▶ [Task instructions] Return each line of the data below verbatim; pictures are to be left out.

▶ [Provided material]
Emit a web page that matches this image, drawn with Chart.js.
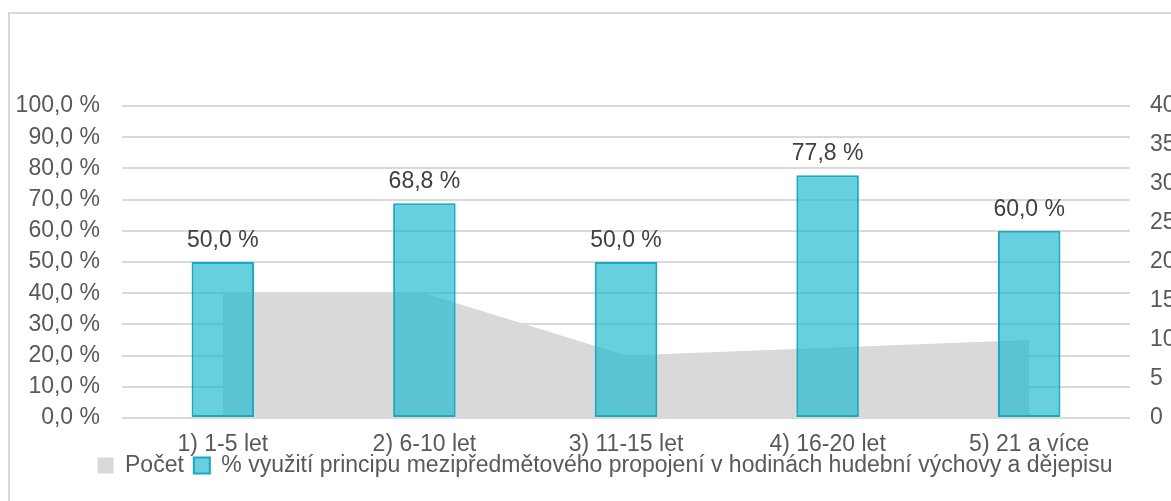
<!DOCTYPE html>
<html lang="cs">
<head>
<meta charset="utf-8">
<title>Využití mezipředmětového propojení</title>
<script src="https://cdn.jsdelivr.net/npm/chart.js@4"></script>
<style>
    html, body { margin: 0; padding: 0; background: #fff; overflow: hidden; }
    #frame {
        position: absolute;
        left: 8px;
        top: 12px;
        width: 1200px;
        height: 500px;
        border: 2px solid #d9d9d9;
    }
    #chartBox { position: relative; width: 1190px; height: 487px; }
</style>
</head>
<body>
<div id="frame">
    <div id="chartBox"><canvas id="praxeChart"></canvas></div>
</div>
<script>
// kategorie délky praxe
const categories = ['1) 1-5 let', '2) 6-10 let', '3) 11-15 let', '4) 16-20 let', '5) 21 a více'];
// počet respondentů (pravá osa)
const pocet = [16, 16, 8, 9, 10];
// procento využití principu (levá osa)
const vyuziti = [50.0, 68.8, 50.0, 77.8, 60.0];

const pocetLabel = 'Počet';
const vyuzitiLabel = '% využití principu mezipředmětového propojení v hodinách hudební výchovy a dějepisu';

const textColor = '#595959';
const fontFamily = "'Liberation Sans', Arial, sans-serif";
const fontSize = 23;

Chart.defaults.font.family = fontFamily;
Chart.defaults.font.size = fontSize;
Chart.defaults.color = textColor;

function czPercent(v) {
    return v.toFixed(1).replace('.', ',') + ' %';
}

// popisky hodnot nad sloupci
const barValueLabels = {
    id: 'barValueLabels',
    afterDatasetsDraw(chart) {
        const ctx = chart.ctx;
        chart.data.datasets.forEach((ds, i) => {
            if (ds.type !== 'bar') return;
            const meta = chart.getDatasetMeta(i);
            ctx.save();
            ctx.font = fontSize + 'px ' + fontFamily;
            ctx.fillStyle = '#404040';
            ctx.textAlign = 'center';
            ctx.textBaseline = 'alphabetic';
            meta.data.forEach((bar, j) => {
                ctx.fillText(czPercent(ds.data[j]), bar.x, bar.y - 15);
            });
            ctx.restore();
        });
    }
};

// legenda sedí těsně pod popisky osy x
const legendNudge = {
    id: 'legendNudge',
    afterLayout(chart) {
        const lg = chart.legend;
        if (!lg) return;
        lg.top -= 14;
        lg.bottom -= 14;
    }
};

const ctx = document.getElementById('praxeChart').getContext('2d');

new Chart(ctx, {
    data: {
        labels: categories,
        datasets: [
            {
                type: 'line',
                label: pocetLabel,
                data: pocet,
                yAxisID: 'y1',
                fill: 'origin',
                backgroundColor: '#d9d9d9',
                borderColor: '#d9d9d9',
                borderWidth: 0,
                pointRadius: 0,
                tension: 0,
                order: 2
            },
            {
                type: 'bar',
                label: vyuzitiLabel,
                data: vyuziti,
                yAxisID: 'y',
                backgroundColor: 'rgba(30, 186, 208, 0.68)',
                borderColor: '#17a9bf',
                borderWidth: 2,
                borderSkipped: false,
                categoryPercentage: 1,
                barPercentage: 0.31,
                order: 1
            }
        ]
    },
    options: {
        responsive: true,
        maintainAspectRatio: false,
        animation: false,
        layout: {
            padding: { top: 92, left: 0, right: 0, bottom: 0 }
        },
        plugins: {
            tooltip: { enabled: false },
            legend: {
                position: 'bottom',
                labels: {
                    boxWidth: 16,
                    boxHeight: 16,
                    padding: 10,
                    color: textColor,
                    sort: (a, b) => a.datasetIndex - b.datasetIndex
                }
            }
        },
        scales: {
            x: {
                grid: { display: false },
                border: { display: false },
                ticks: { padding: 5, color: textColor, maxRotation: 0 },
                afterFit(scale) { scale.height = 40; }
            },
            y: {
                position: 'left',
                min: 0,
                max: 100,
                ticks: {
                    stepSize: 10,
                    padding: 22,
                    color: textColor,
                    callback: v => czPercent(v)
                },
                grid: { color: '#d9d9d9', lineWidth: 2, drawTicks: false },
                border: { display: false },
                afterFit(scale) { scale.width = 112; }
            },
            y1: {
                position: 'right',
                min: 0,
                max: 40,
                ticks: { stepSize: 5, padding: 20, color: textColor },
                grid: { display: false, drawTicks: false },
                border: { display: false },
                afterFit(scale) { scale.width = 70; }
            }
        }
    },
    plugins: [barValueLabels, legendNudge]
});
</script>
</body>
</html>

▶ [Exercise response]
Emit a web page that matches this image, drawn with Chart.js.
<!DOCTYPE html>
<html lang="cs">
<head>
<meta charset="utf-8">
<title>Využití mezipředmětového propojení</title>
<script src="https://cdn.jsdelivr.net/npm/chart.js@4"></script>
<style>
    html, body { margin: 0; padding: 0; background: #fff; overflow: hidden; }
    #frame {
        position: absolute;
        left: 8px;
        top: 12px;
        width: 1200px;
        height: 500px;
        border: 2px solid #d9d9d9;
    }
    #chartBox { position: relative; width: 1190px; height: 487px; }
</style>
</head>
<body>
<div id="frame">
    <div id="chartBox"><canvas id="praxeChart"></canvas></div>
</div>
<script>
// kategorie délky praxe
const categories = ['1) 1-5 let', '2) 6-10 let', '3) 11-15 let', '4) 16-20 let', '5) 21 a více'];
// počet respondentů (pravá osa)
const pocet = [16, 16, 8, 9, 10];
// procento využití principu (levá osa)
const vyuziti = [50.0, 68.8, 50.0, 77.8, 60.0];

const pocetLabel = 'Počet';
const vyuzitiLabel = '% využití principu mezipředmětového propojení v hodinách hudební výchovy a dějepisu';

const textColor = '#595959';
const fontFamily = "'Liberation Sans', Arial, sans-serif";
const fontSize = 23;

Chart.defaults.font.family = fontFamily;
Chart.defaults.font.size = fontSize;
Chart.defaults.color = textColor;

function czPercent(v) {
    return v.toFixed(1).replace('.', ',') + ' %';
}

// popisky hodnot nad sloupci
const barValueLabels = {
    id: 'barValueLabels',
    afterDatasetsDraw(chart) {
        const ctx = chart.ctx;
        chart.data.datasets.forEach((ds, i) => {
            if (ds.type !== 'bar') return;
            const meta = chart.getDatasetMeta(i);
            ctx.save();
            ctx.font = fontSize + 'px ' + fontFamily;
            ctx.fillStyle = '#404040';
            ctx.textAlign = 'center';
            ctx.textBaseline = 'alphabetic';
            meta.data.forEach((bar, j) => {
                ctx.fillText(czPercent(ds.data[j]), bar.x, bar.y - 15);
            });
            ctx.restore();
        });
    }
};

// legenda sedí těsně pod popisky osy x
const legendNudge = {
    id: 'legendNudge',
    afterLayout(chart) {
        const lg = chart.legend;
        if (!lg) return;
        lg.top -= 14;
        lg.bottom -= 14;
    }
};

const ctx = document.getElementById('praxeChart').getContext('2d');

new Chart(ctx, {
    data: {
        labels: categories,
        datasets: [
            {
                type: 'line',
                label: pocetLabel,
                data: pocet,
                yAxisID: 'y1',
                fill: 'origin',
                backgroundColor: '#d9d9d9',
                borderColor: '#d9d9d9',
                borderWidth: 0,
                pointRadius: 0,
                tension: 0,
                order: 2
            },
            {
                type: 'bar',
                label: vyuzitiLabel,
                data: vyuziti,
                yAxisID: 'y',
                backgroundColor: 'rgba(30, 186, 208, 0.68)',
                borderColor: '#17a9bf',
                borderWidth: 2,
                borderSkipped: false,
                categoryPercentage: 1,
                barPercentage: 0.31,
                order: 1
            }
        ]
    },
    options: {
        responsive: true,
        maintainAspectRatio: false,
        animation: false,
        layout: {
            padding: { top: 92, left: 0, right: 0, bottom: 0 }
        },
        plugins: {
            tooltip: { enabled: false },
            legend: {
                position: 'bottom',
                labels: {
                    boxWidth: 16,
                    boxHeight: 16,
                    padding: 10,
                    color: textColor,
                    sort: (a, b) => a.datasetIndex - b.datasetIndex
                }
            }
        },
        scales: {
            x: {
                grid: { display: false },
                border: { display: false },
                ticks: { padding: 5, color: textColor, maxRotation: 0 },
                afterFit(scale) { scale.height = 40; }
            },
            y: {
                position: 'left',
                min: 0,
                max: 100,
                ticks: {
                    stepSize: 10,
                    padding: 22,
                    color: textColor,
                    callback: v => czPercent(v)
                },
                grid: { color: '#d9d9d9', lineWidth: 2, drawTicks: false },
                border: { display: false },
                afterFit(scale) { scale.width = 112; }
            },
            y1: {
                position: 'right',
                min: 0,
                max: 40,
                ticks: { stepSize: 5, padding: 20, color: textColor },
                grid: { display: false, drawTicks: false },
                border: { display: false },
                afterFit(scale) { scale.width = 70; }
            }
        }
    },
    plugins: [barValueLabels, legendNudge]
});
</script>
</body>
</html>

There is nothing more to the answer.